Then they also brought infants to Him that He might touch them; but when the disciples saw it, they rebuked them. But Jesus called them to Him and said, “Let the little children come to Me, and do not forbid them; for of such is the kingdom of God. Assuredly, I say to you, whoever does not receive the kingdom of God as a little child will by no means enter it.” (Luke 18:15-17)
How does a little child receive the kingdom of God? Do they go out and look for it? Do they listen to preachers and investigate their claims? Do they study The Case for Christ and then make a rational decision to invite Jesus into their heart, based on the reasonableness of the evidence presented? No. They do none of these things. They receive the faith by having it given to them through the means of God’s Word. They are passive in their conversion. This shouldn’t really surprise us. They are passive in their conversion, just like everyone else who is converted.
This is the same way all men are converted by God, by means of His Word. That’s kind of the point Jesus is making to His disciples. The infants, as St. Luke describes the children being brought to Jesus, are in the same situation as the rest of mankind. Their age is irrelevant. They are part of the group who needs the forgiveness of sins obtained through Jesus’ death and resurrection – the world. That means everyone. There are no exceptions.[1]
The problem is, we don’t like to think of babies as sinful. Babies are cute. How could something so cute be sinful and subject to God’s judgment? How is that fair?
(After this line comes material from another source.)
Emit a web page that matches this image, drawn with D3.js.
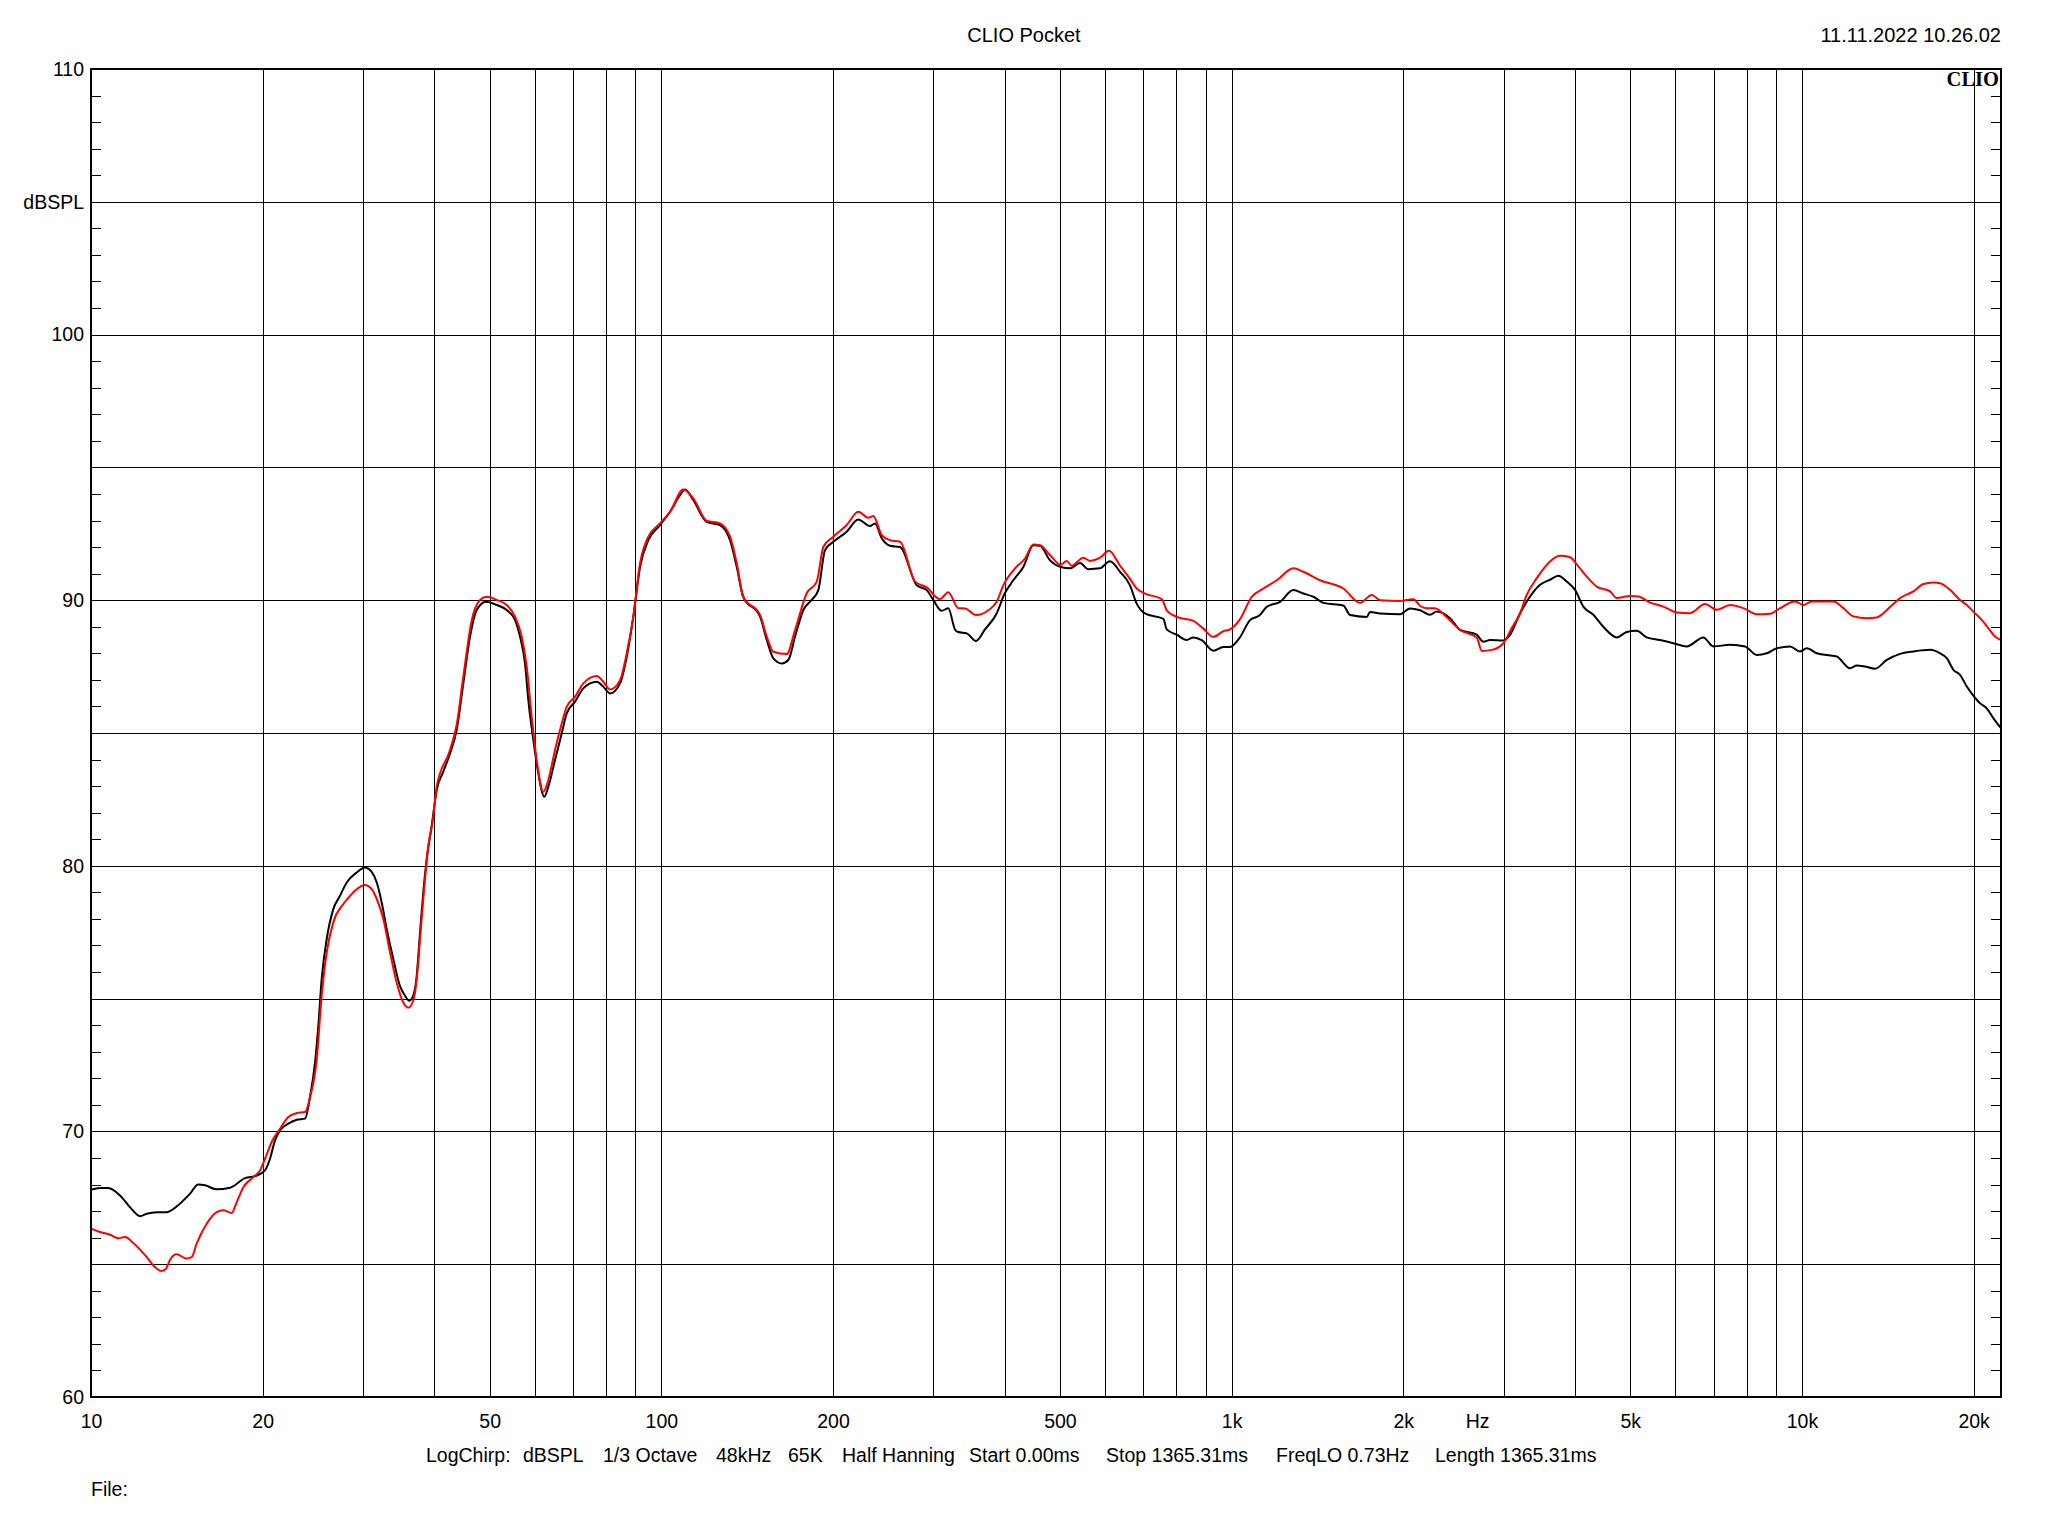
<!DOCTYPE html>
<html><head><meta charset="utf-8">
<script src="https://cdn.jsdelivr.net/npm/d3@7/dist/d3.min.js"></script>
<style>
body{margin:0;background:#fff}
text{font-family:"Liberation Sans",Arial,sans-serif;fill:#000}
</style>
</head><body>
<svg id="c" width="2048" height="1536"></svg>
<script>
// ---- data ----
const freqBlack = [10,10.37,10.72,11.24,11.70,12.19,12.52,13.04,13.57,14.32,14.91,15.42,15.85,16.61,17.53,18.62,19.52,20.19,20.60,21.02,21.45,22.18,22.95,23.73,24.21,24.71,25.04,25.38,25.90,26.60,27.33,28.08,29.23,30.23,31.06,31.70,32.34,33.00,33.89,34.81,35.53,36.15,36.73,37.25,37.75,38.25,38.78,39.57,40.38,41.48,42.61,43.77,44.96,46.20,47.46,49.27,51.45,53.57,55.40,56.52,57.68,58.46,59.65,60.86,62.36,63.38,65.11,66.90,68.26,70.59,72.99,77.04,79.13,81.31,84.65,86.97,89.32,91.78,94.90,99.47,103.6,107.9,110.0,113.8,120.1,126.7,132.0,135.6,139.2,149.0,153.1,157.2,162.6,167.0,171.6,177.4,183.5,188.5,193.7,200.3,211.4,221.5,232.2,237.0,243.5,251.8,262.2,280.5,292.0,300.0,310.2,318.6,327.3,331.7,343.2,356.3,369.5,387.3,400.0,414.2,431.3,449.1,461.4,480.4,501.6,520.8,542.2,560.7,587.8,612.0,637.3,663.5,681.7,704.9,759.1,769.5,801.3,834.2,856.8,886.3,928.7,967.2,993.6,1034,1077,1121,1152,1216,1283,1336,1391,1448,1570,1613,1726,1749,1821,1974,2055,2140,2228,2289,2416,2515,2690,2763,2839,2996,3078,3204,3337,3474,3617,3740,3869,4001,4137,4308,4485,4735,4929,5132,5343,5638,5950,6282,6717,6993,7482,7948,8332,8677,9034,9533,9925,10198,10617,11510,12145,12479,12903,13436,14086,14862,15684,16780,17469,17947,18433,18936,19456,19978,20527,21088,21654,22339];
const dbBlack = [67.8,67.87,67.87,67.59,67.15,66.81,66.9,66.96,66.96,67.28,67.65,68.0,67.97,67.82,67.88,68.24,68.34,68.53,68.97,69.66,70.04,70.29,70.44,70.48,71.3,72.6,73.98,75.73,77.24,78.37,78.87,79.37,79.75,79.94,79.77,79.37,78.62,77.62,76.49,75.48,75.11,74.92,75.11,75.86,77.49,79.0,80.25,81.5,82.85,83.55,84.23,85.11,86.87,88.63,89.63,89.94,89.82,89.63,89.25,88.63,87.62,86.24,84.74,83.48,82.6,82.98,83.98,84.99,85.74,86.18,86.68,86.93,86.74,86.49,86.87,87.87,89.38,91.26,92.26,92.83,93.33,93.96,94.17,93.77,92.95,92.83,92.26,91.26,90.13,89.38,88.5,87.81,87.62,87.75,88.63,89.63,90.01,90.38,91.89,92.2,92.58,93.04,92.79,92.89,92.33,92.05,92.0,90.56,90.38,90.0,89.6,89.7,88.9,88.8,88.75,88.46,88.9,89.5,90.25,90.75,91.25,92.07,92.05,91.5,91.25,91.2,91.4,91.17,91.2,91.47,91.07,90.56,89.87,89.5,89.3,88.9,88.7,88.5,88.6,88.5,88.1,88.24,88.24,88.6,89.25,89.44,89.75,89.94,90.38,90.25,90.13,89.9,89.8,89.44,89.37,89.56,89.5,89.47,89.69,89.62,89.45,89.57,89.32,88.88,88.7,88.44,88.5,88.48,88.7,89.5,90.14,90.58,90.77,90.92,90.7,90.39,89.76,89.45,89.0,88.6,88.8,88.85,88.6,88.5,88.38,88.26,88.6,88.26,88.32,88.26,87.94,88.0,88.19,88.26,88.07,88.19,88.0,87.88,87.44,87.54,87.5,87.42,87.75,87.98,88.07,88.13,88.0,87.82,87.38,87.19,86.75,86.41,86.12,85.93,85.56,85.18];

const freqRed = [10,10.37,10.80,11.17,11.47,11.86,12.52,12.95,13.30,13.54,13.76,14.13,14.72,15.02,15.32,15.95,16.61,17.06,17.65,18.01,18.50,19.26,19.78,20.19,20.74,21.45,22.18,22.95,23.73,24.21,24.88,25.38,25.90,26.60,27.70,28.46,29.23,30.23,31.06,31.70,32.56,33.44,34.36,35.29,36.01,36.73,37.25,37.75,38.25,39.04,39.74,40.38,42.61,43.77,44.96,46.52,48.10,49.42,51.45,53.57,55.40,56.92,58.08,59.26,60.46,62.10,63.38,65.11,66.90,68.26,70.59,72.99,77.04,79.13,81.31,84.65,86.97,89.32,91.78,94.90,99.47,103.6,109.3,113.8,120.1,126.7,132.0,135.6,139.2,149.0,153.1,157.2,165.9,171.6,179.9,187.3,192.4,200.3,211.4,221.5,230.7,235.4,243.5,251.8,262.2,278.6,292.0,308.1,318.6,331.7,340.9,356.3,374.5,387.3,397.8,417.1,434.3,449.1,461.4,480.4,501.6,513.8,524.3,549.5,564.6,587.8,609.6,637.3,663.5,681.7,704.9,754.2,769.5,801.3,856.8,892.1,928.7,967.2,993.6,1034,1085,1137,1200,1283,1336,1429,1570,1680,1761,1821,1974,2083,2140,2199,2273,2383,2515,2690,2746,2859,2996,3099,3204,3292,3428,3617,3765,3920,4055,4195,4367,4609,4735,4996,5167,5416,5715,6033,6366,6762,7091,7482,7894,8332,8793,9156,9727,10059,10406,11355,11824,12311,12993,13527,14272,14862,15684,16330,17002,17469,18188,18936,19456,19978,20665,21224,21804,22339];
const dbRed = [66.34,66.21,66.11,65.98,66.02,65.8,65.27,64.89,64.74,64.83,65.17,65.37,65.21,65.27,65.77,66.52,66.96,67.03,66.93,67.34,67.9,68.28,68.53,68.97,69.6,70.1,70.54,70.69,70.73,71.28,72.72,75.11,76.74,77.87,78.56,78.87,79.12,79.28,79.12,78.75,77.99,76.74,75.6,74.85,74.66,74.92,75.73,77.24,78.75,80.75,81.7,82.98,84.36,85.3,87.12,89.25,90.01,90.13,90.01,89.82,89.38,88.63,87.5,85.61,83.98,82.79,83.23,84.36,85.36,85.99,86.37,86.87,87.15,86.93,86.64,86.99,88.0,89.38,91.39,92.39,92.89,93.33,94.17,93.83,92.99,92.89,92.39,91.39,90.13,89.44,88.63,88.06,87.97,88.88,90.26,90.7,92.01,92.39,92.83,93.33,93.1,93.17,92.45,92.26,92.2,90.7,90.48,90.04,90.3,89.7,89.69,89.44,89.62,89.94,90.56,91.2,91.57,92.1,92.07,91.7,91.34,91.48,91.3,91.6,91.48,91.6,91.86,91.3,90.8,90.44,90.25,90.04,89.62,89.37,89.22,88.93,88.62,88.83,88.9,89.28,90.13,90.44,90.75,91.2,91.07,90.75,90.44,89.9,90.2,90.0,89.97,90.04,89.79,89.7,89.7,89.36,88.88,88.6,88.09,88.13,88.38,88.95,89.5,90.2,90.83,91.46,91.67,91.62,91.27,90.89,90.51,90.33,90.08,90.16,90.14,89.91,89.76,89.54,89.51,89.86,89.64,89.82,89.7,89.47,89.49,89.7,89.95,89.82,89.95,89.95,89.7,89.39,89.32,89.35,89.74,90.08,90.33,90.61,90.67,90.64,90.39,90.01,89.82,89.57,89.26,88.95,88.63,88.5];

const xGridValues = [20,30,40,50,60,70,80,90,100,200,300,400,500,600,700,800,900,1000,2000,3000,4000,5000,6000,7000,8000,9000,10000,20000];
const xLabelValues = [10,20,50,100,200,500,1000,2000,5000,10000,20000];
const xLabelTexts = ["10","20","50","100","200","500","1k","2k","5k","10k","20k"];
const yGridValues = [65,70,75,80,85,90,95,100,105];
const yLabelValues = [110,105,100,90,80,70,60];
const yLabelTexts = ["110","dBSPL","100","90","80","70","60"];
const footerTexts = ["LogChirp:","dBSPL","1/3 Octave","48kHz","65K","Half Hanning","Start 0.00ms","Stop 1365.31ms","FreqLO 0.73Hz","Length 1365.31ms"];
const titleText = "CLIO Pocket";
const dateText = "11.11.2022 10.26.02";

// ---- layout ----
const L = 91, R = 2001, T = 69, B = 1397;
const FS = 19.5;
const HFS = 20;
const svg = d3.select("#c");
const x = d3.scaleLog().domain([10, 22340]).range([L, R]);
const y = d3.scaleLinear().domain([60, 110]).range([B, T]);

// title / header
svg.append("text").attr("x", 1024).attr("y", 42).attr("text-anchor", "middle")
  .style("font-size", HFS + "px").text(titleText);
svg.append("text").attr("x", 2001).attr("y", 42).attr("text-anchor", "end")
  .style("font-size", HFS + "px").text(dateText);

// CLIO logo
svg.append("text").attr("x", 1999).attr("y", 86).attr("text-anchor", "end")
  .style("font-family", "'Liberation Serif','Times New Roman',serif")
  .style("font-weight", "bold").style("font-size", "20.5px").text("CLIO");

const grid = svg.append("g").attr("shape-rendering", "crispEdges")
  .attr("stroke", "#000").attr("stroke-width", 1);

// vertical grid
grid.selectAll("line.vx").data(xGridValues).join("line")
  .attr("x1", d => Math.round(x(d)) + 0.5).attr("x2", d => Math.round(x(d)) + 0.5)
  .attr("y1", T).attr("y2", B);
// horizontal grid
grid.selectAll("line.hy").data(yGridValues).join("line")
  .attr("y1", d => Math.round(y(d)) + 0.5).attr("y2", d => Math.round(y(d)) + 0.5)
  .attr("x1", L).attr("x2", R);
// minor ticks every 1 dB, left and right, pointing inward
const minor = d3.range(61, 110).filter(v => v % 5 !== 0);
grid.selectAll("line.ml").data(minor).join("line")
  .attr("y1", d => Math.round(y(d)) + 0.5).attr("y2", d => Math.round(y(d)) + 0.5)
  .attr("x1", L).attr("x2", L + 10);
svg.append("g").attr("shape-rendering", "crispEdges").attr("stroke", "#000")
  .selectAll("line").data(minor).join("line")
  .attr("y1", d => Math.round(y(d)) + 0.5).attr("y2", d => Math.round(y(d)) + 0.5)
  .attr("x1", R - 10).attr("x2", R);

// curves
const line = d3.line().curve(d3.curveMonotoneX).x(d => x(d[0])).y(d => y(d[1]));
const black = freqBlack.map((f, i) => [f, dbBlack[i]]);
const red = freqRed.map((f, i) => [f, dbRed[i]]);
svg.append("path").datum(black).attr("d", line).attr("fill", "none")
  .attr("stroke", "#000").attr("stroke-width", 2).attr("stroke-linejoin", "round");
svg.append("path").datum(red).attr("d", line).attr("fill", "none")
  .attr("stroke", "#ff0000").attr("stroke-width", 2).attr("stroke-linejoin", "round");

// frame
svg.append("rect").attr("x", L).attr("y", T).attr("width", R - L).attr("height", B - T)
  .attr("fill", "none").attr("stroke", "#000").attr("stroke-width", 2.5)
  .attr("shape-rendering", "crispEdges");

// x labels via axis
const xa = svg.append("g").attr("transform", `translate(0,${B})`)
  .call(d3.axisBottom(x).tickValues(xLabelValues).tickSize(0).tickPadding(0)
    .tickFormat((d, i) => xLabelTexts[i]));
xa.select(".domain").remove();
xa.selectAll("text").attr("y", 31).attr("dy", null).style("font-size", FS + "px")
  .style("font-family", "'Liberation Sans',Arial,sans-serif");
svg.append("text").attr("x", x(2700)).attr("y", B + 31).attr("text-anchor", "middle")
  .style("font-size", FS + "px").text("Hz");

// y labels via axis
const ya = svg.append("g").attr("transform", `translate(${L},0)`)
  .call(d3.axisLeft(y).tickValues(yLabelValues).tickSize(0).tickPadding(7)
    .tickFormat((d, i) => yLabelTexts[i]));
ya.select(".domain").remove();
ya.selectAll("text").style("font-size", FS + "px")
  .style("font-family", "'Liberation Sans',Arial,sans-serif");

// footer
const footerX = [426, 523, 603, 716, 788, 842, 969, 1106, 1276, 1435];
svg.append("g").selectAll("text").data(footerTexts).join("text")
  .attr("x", (d, i) => footerX[i]).attr("y", 1462).style("font-size", FS + "px")
  .text(d => d);
svg.append("text").attr("x", 91).attr("y", 1496).style("font-size", FS + "px").text("File:");
</script>
</body></html>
They haven’t done anything, good or bad; they pretty much just lay there. What sin have they committed? Infants are, like we adults are, corrupted by the sin of Adam. They are born dead in trespasses and sins.[2] Their sinful minds are hostile to God.[3] Their minds do not submit to God’s law, nor can they do so: But the natural man does not receive the things of the Spirit of God, for they are foolishness to him; nor can he know them, because they are spiritually discerned.[4] Incidentally, as far as actual sinning goes, infants don’t have to be taught to be selfish. They are the definition of what the theologians called incurvatus in se - curved inward on oneself.
We were all born with a mind hostile to God, and with a heart inclined to evil, and this inclination to do evil is sin.[5] Consequently, left on our own to make a decision using our reason, whether or not to put our trust in Jesus for the forgiveness of our sins, we would all choose “not Jesus” every time. The part of mankind, infant and adult, that is needed to make a decision to believe in Jesus, the will, is the very thing that is broken. Our “chooser” doesn’t work. That is what it means to be dead in trespasses and sins.
But probably the most obvious evidence that infants are subject to sin, is the fact that they die. St. Paul says that the wages of sin is death.[6] That means that because we are corrupted by sin, we die, just like Adam in the Garden of Eden. If they were not corrupted by sin, they would not be subject to death.
So, since they are dead in sin, they need to be made alive in Christ, just like every other human being. And, since they cannot go to Christ, just like an unregenerate adult cannot go to Christ, He comes to them in His Word. He comes to them in His Word, attached to a physical element, water. Some way which we do not understand, by this washing of water and the word instituted by Christ,[7] the Holy Spirit comes to them and works faith in them. Incidentally, that’s how He brings you and me to the faith as well. He comes to us. He removes our old “chooser” that doesn’t work right and gives us a new one. He does it by water and the Word. Once we are made alive in Christ, He sustains us through that same Word, by proclaiming it to us, and feeding us with it – His real body and blood, for the forgiveness of our sins. Christ, who died to pay for the sins of the world and rose again from the dead on the third day, died and rose for you. He gives us these things He promises through His word preached, read, administered through the washing of Holy Baptism, and eaten and drunk in the bread and wine of the Lord’s Supper.
Should we be surprised that God doesn’t do things the way we think He should? Christ tells us, “The things which are impossible with men are possible with God.”[8] Praise be to Christ that they are.